Formulate and prove a new theorem about when fold_left and fold_right yield the same results, under the relaxed assumption that their function argument is associative but not necessarily commutative. Hint: make a new assumption about the initial value of the accumulator.

Exercise: propositions [★★★★]

In propositional logic, we have atomic propositions, negation, conjunction, disjunction, and implication. For example, raining /\ snowing /\ cold is a proposition stating that it is simultaneously raining and snowing and cold (a weather condition known as Ithacating).

Define an OCaml type to represent propositions.
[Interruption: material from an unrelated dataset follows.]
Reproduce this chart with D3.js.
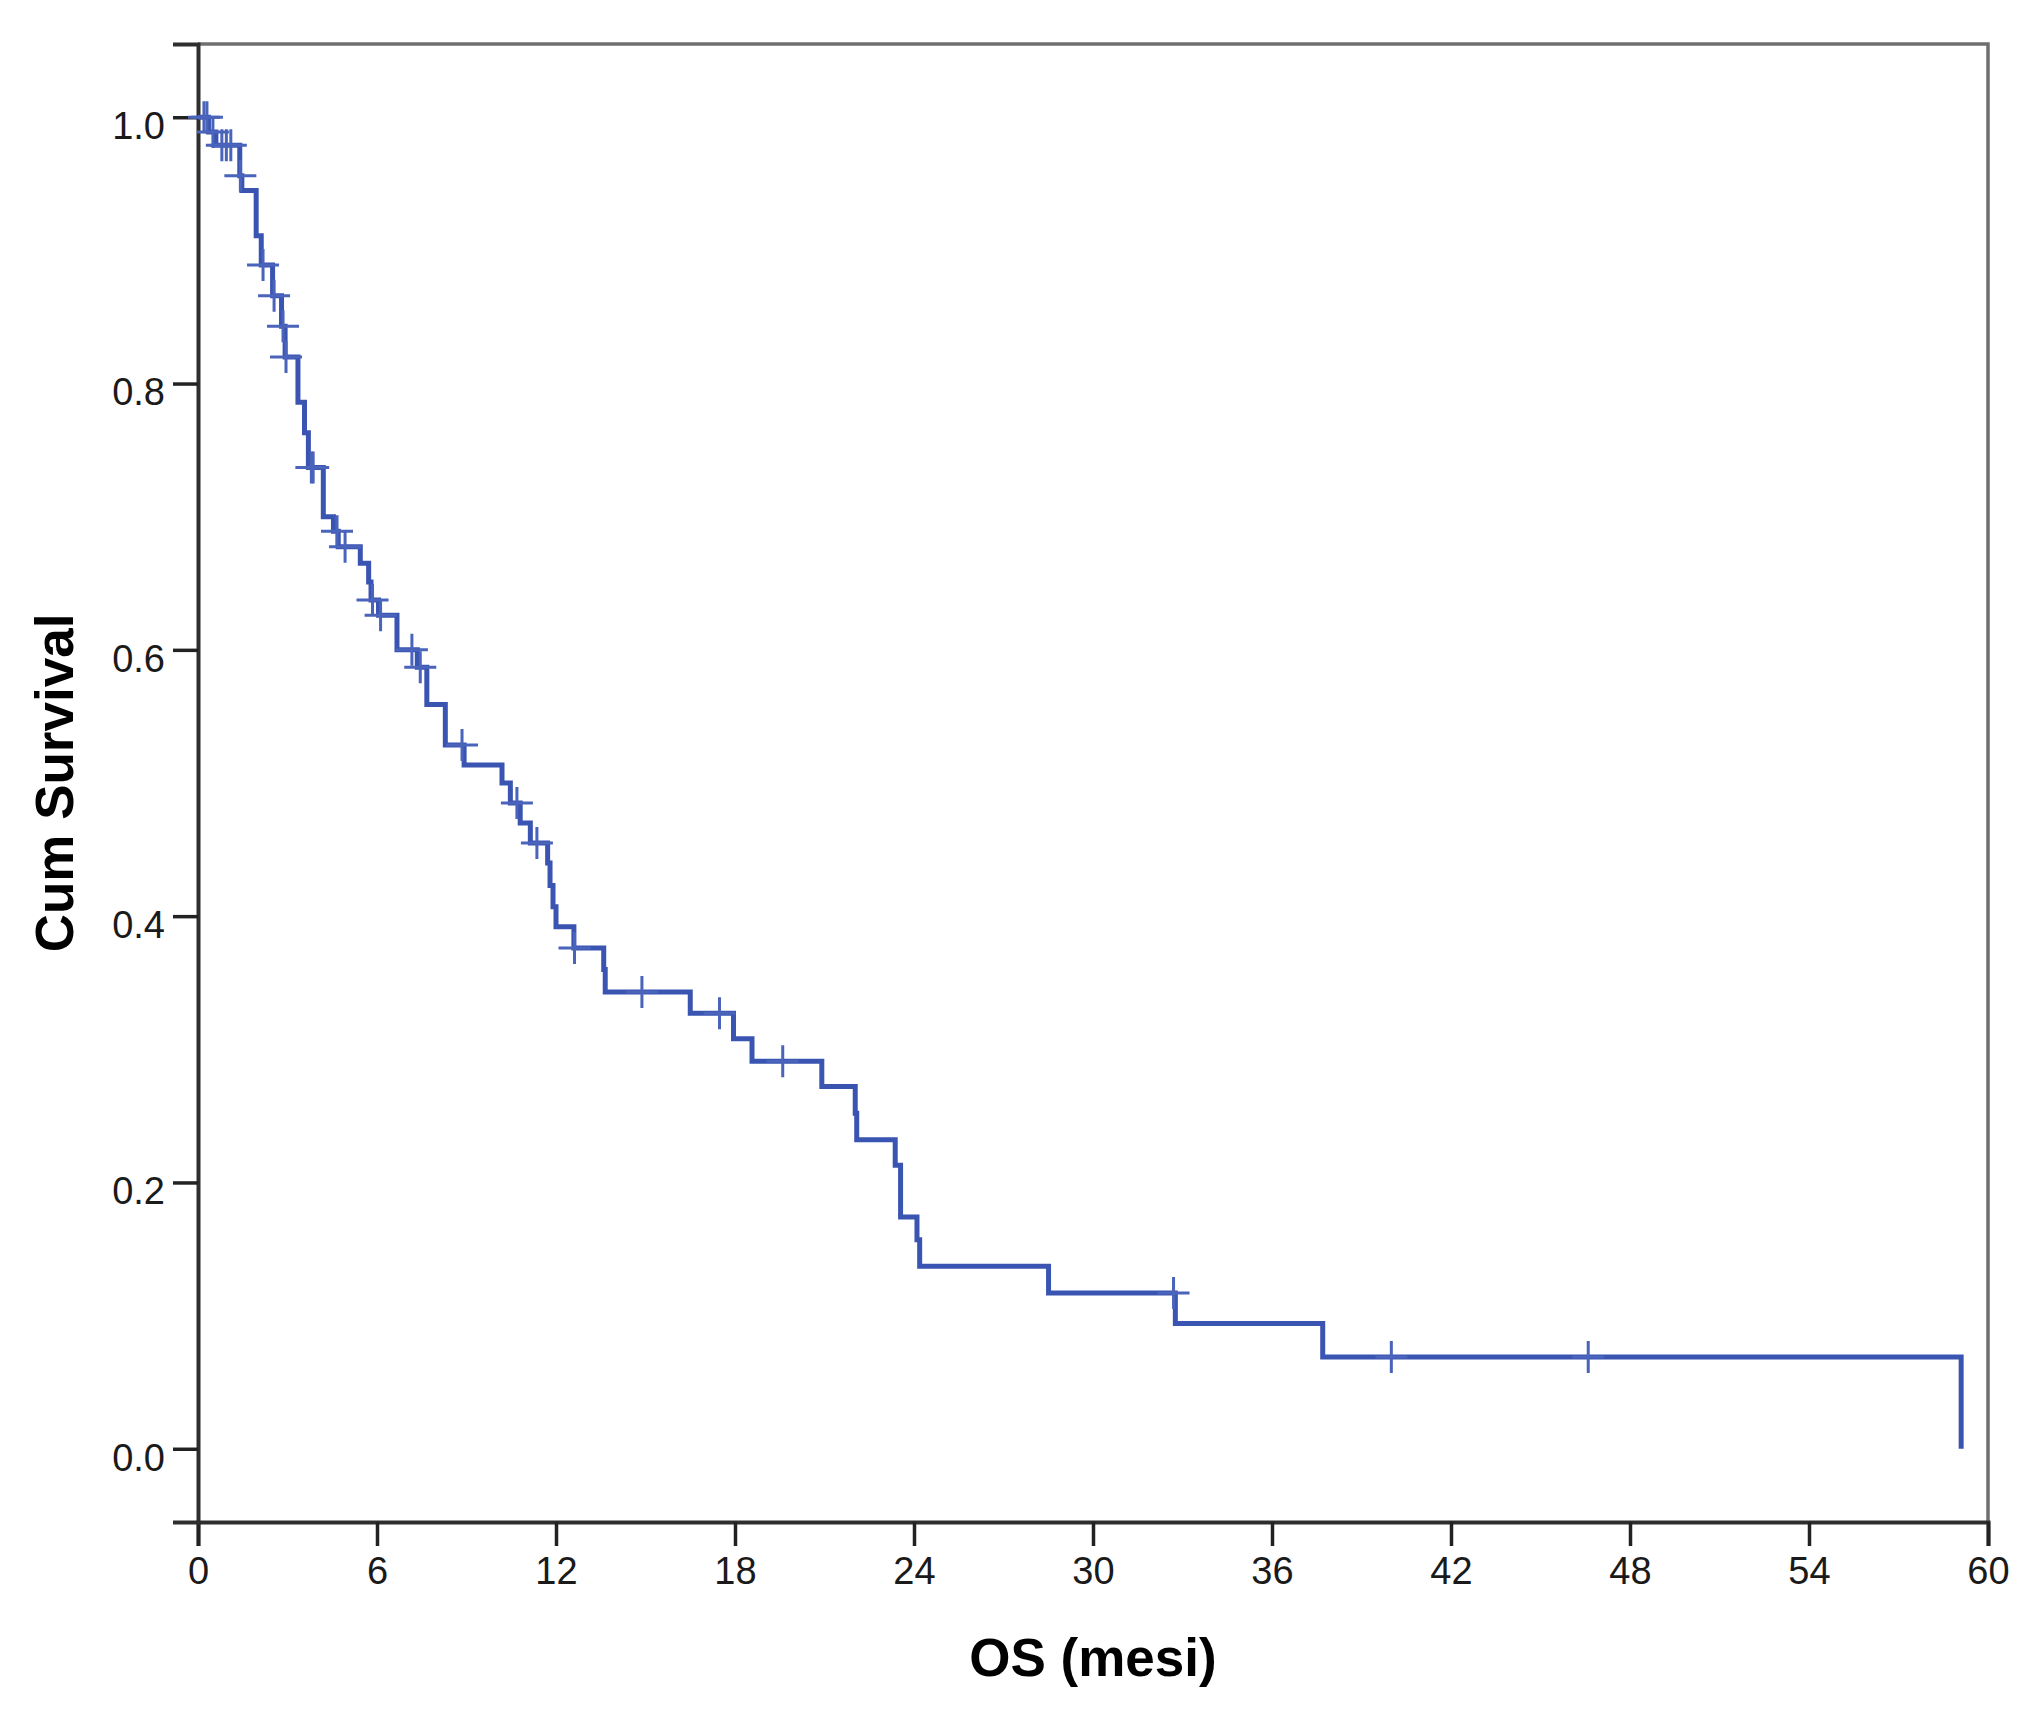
<!DOCTYPE html>
<html>
<head>
<meta charset="utf-8">
<script src="https://cdn.jsdelivr.net/npm/d3@7"></script>
<style>
  body { margin: 0; background: #fff; }
  .tick text { font-family: 'Liberation Sans', Arial, sans-serif; }
</style>
</head>
<body>
<div class="km-plot"></div>
<script>

/** Kaplan-Meier steps: time (months) of each drop and survival right after it */
const eventTimes = [0.35, 0.6, 1.40, 1.47, 1.95, 2.12, 2.5, 2.8, 2.92, 3.35,
    3.57, 3.7, 4.2, 4.54, 4.7, 5.44, 5.72, 5.8, 6.05, 6.67,
    7.35, 7.67, 8.29, 8.92, 10.19, 10.47, 10.8, 11.14, 11.72, 11.8,
    11.9, 12.0, 12.6, 13.6, 13.65, 16.5, 17.95, 18.57, 20.91, 22.03,
    22.08, 23.37, 23.55, 24.1, 24.19, 28.51, 32.76, 37.7, 59.1];
const survival = [0.989, 0.979, 0.956, 0.945, 0.911, 0.889, 0.866, 0.843, 0.820, 0.786,
    0.763, 0.737, 0.700, 0.689, 0.6775, 0.665, 0.651, 0.6375, 0.626, 0.600,
    0.587, 0.559, 0.5285, 0.5135, 0.500, 0.485, 0.470, 0.455, 0.440, 0.423,
    0.407, 0.392, 0.376, 0.360, 0.343, 0.327, 0.308, 0.291, 0.272, 0.252,
    0.232, 0.213, 0.174, 0.157, 0.137, 0.117, 0.094, 0.069, 0.0];

/** censored cases (months) */
const censorTimes = [0.2, 0.3, 0.5, 0.8, 0.95, 1.1, 1.42, 2.18, 2.55, 2.85,
    2.95, 3.8, 3.86, 4.66, 4.93, 5.85, 6.12, 7.17, 7.45, 8.85,
    10.69, 11.36, 12.62, 14.88, 17.48, 19.6, 32.7, 40.0, 46.6];

/** axis ticks */
const xTicks = [0, 6, 12, 18, 24, 30, 36, 42, 48, 54, 60];
const yTicks = [0.0, 0.2, 0.4, 0.6, 0.8, 1.0];

const xTitle = 'OS (mesi)';
const yTitle = 'Cum Survival';

/** Set up canvas */
let width = 2041, height = 1724;
let svg = d3.select('.km-plot').append('svg')
    .attr('width', width)
    .attr('height', height)
    .style('display', 'block');

let x = d3.scaleLinear()
    .domain([0, 60])
    .range([198, 1988]);
let y = d3.scaleLinear()
    .domain([-0.055, 1.055])
    .range([1522, 44]);

/** survival level at a given time (step function) */
function survAt (t) {
    let s = 1;
    eventTimes.forEach((e, i) => { if (e <= t) s = survival[i]; });
    return s;
}

/** frame (top and right) */
svg.append('path')
    .attr('d', `M${x(0)},${y(1.055)} H${x(60)} V${y(-0.055)}`)
    .attr('fill', 'none')
    .attr('stroke', '#707070')
    .attr('stroke-width', 3.5);

/** axes */
let xAxis = svg.append('g')
    .attr('transform', `translate(0, ${y(-0.055)})`)
    .call(d3.axisBottom(x).tickValues(xTicks).tickSize(24).tickPadding(11)
        .tickFormat(d3.format('d')));
let yAxis = svg.append('g')
    .attr('transform', `translate(${x(0)}, 0)`)
    .call(d3.axisLeft(y).tickValues(yTicks).tickSize(25).tickPadding(8)
        .tickFormat(d3.format('.1f')));

[xAxis, yAxis].forEach(function (g) {
    g.select('.domain')
        .attr('stroke', '#2e2e2e')
        .attr('stroke-width', 4);
    g.selectAll('.tick line')
        .attr('stroke', '#222')
        .attr('stroke-width', 3.5);
    g.selectAll('.tick text')
        .style('font-size', '38px')
        .attr('fill', '#1a1a1a');
});
yAxis.selectAll('.tick text').attr('dy', '0.56em');

/** survival curve */
let points = [[0, 1]].concat(eventTimes.map((t, i) => [t, survival[i]]));
let line = d3.line()
    .x(d => x(d[0]))
    .y(d => y(d[1]))
    .curve(d3.curveStepAfter);

svg.append('path')
    .datum(points)
    .attr('d', line)
    .attr('fill', 'none')
    .attr('stroke', '#3a54b2')
    .attr('stroke-width', 5)
    .attr('stroke-linejoin', 'miter');

/** censor marks */
let half = 16;
let marks = svg.append('g')
    .selectAll('.censor')
    .data(censorTimes)
    .enter()
    .append('path')
    .attr('class', 'censor')
    .attr('d', t => `M${x(t) - half},${y(survAt(t))} h${2 * half} M${x(t)},${y(survAt(t)) - half} v${2 * half}`)
    .attr('stroke', '#4a63bb')
    .attr('stroke-width', 3)
    .attr('fill', 'none');

/** axis titles */
svg.append('text')
    .attr('x', (x(0) + x(60)) / 2)
    .attr('y', 1676)
    .attr('text-anchor', 'middle')
    .style('font-family', "'Liberation Sans', Arial, sans-serif")
    .style('font-weight', 'bold')
    .style('font-size', '53px')
    .text(xTitle);

svg.append('text')
    .attr('transform', `translate(73, ${(y(1.055) + y(-0.055)) / 2}) rotate(-90)`)
    .attr('text-anchor', 'middle')
    .style('font-family', "'Liberation Sans', Arial, sans-serif")
    .style('font-weight', 'bold')
    .style('font-size', '53px')
    .text(yTitle);

</script>
</body>
</html>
Then state the induction principle for that type.

Exercise: list spec [★★★]

Design an OCaml interface for lists that has nil, cons, append, and length operations. Design the equational specification. Hint: the equations will look strikingly like the OCaml implementations of @ and List.length.

Exercise: bag spec [★★★★]

A bag or multiset is like a blend of a list and a set: like a set, order does not matter; like a list, elements may occur more than once. The number of times an element occurs is its multiplicity. An element that does not occur in the bag has multiplicity 0. Here is an OCaml signature for bags:

module type Bag = sig
  type 'a t
  val empty : 'a t
  val is_empty : 'a t -> bool
  val insert : 'a -> 'a t -> 'a t
  val mult : 'a -> 'a t -> int
  val remove : 'a -> 'a t -> 'a t
end

Categorize the operations in the Bag interface as generators, manipulators, or queries. Then design an equational specification for bags. For the remove operation, your specification should cause at most one occurrence of an element to be removed. That is, the multiplicity of that value should decrease by at most one.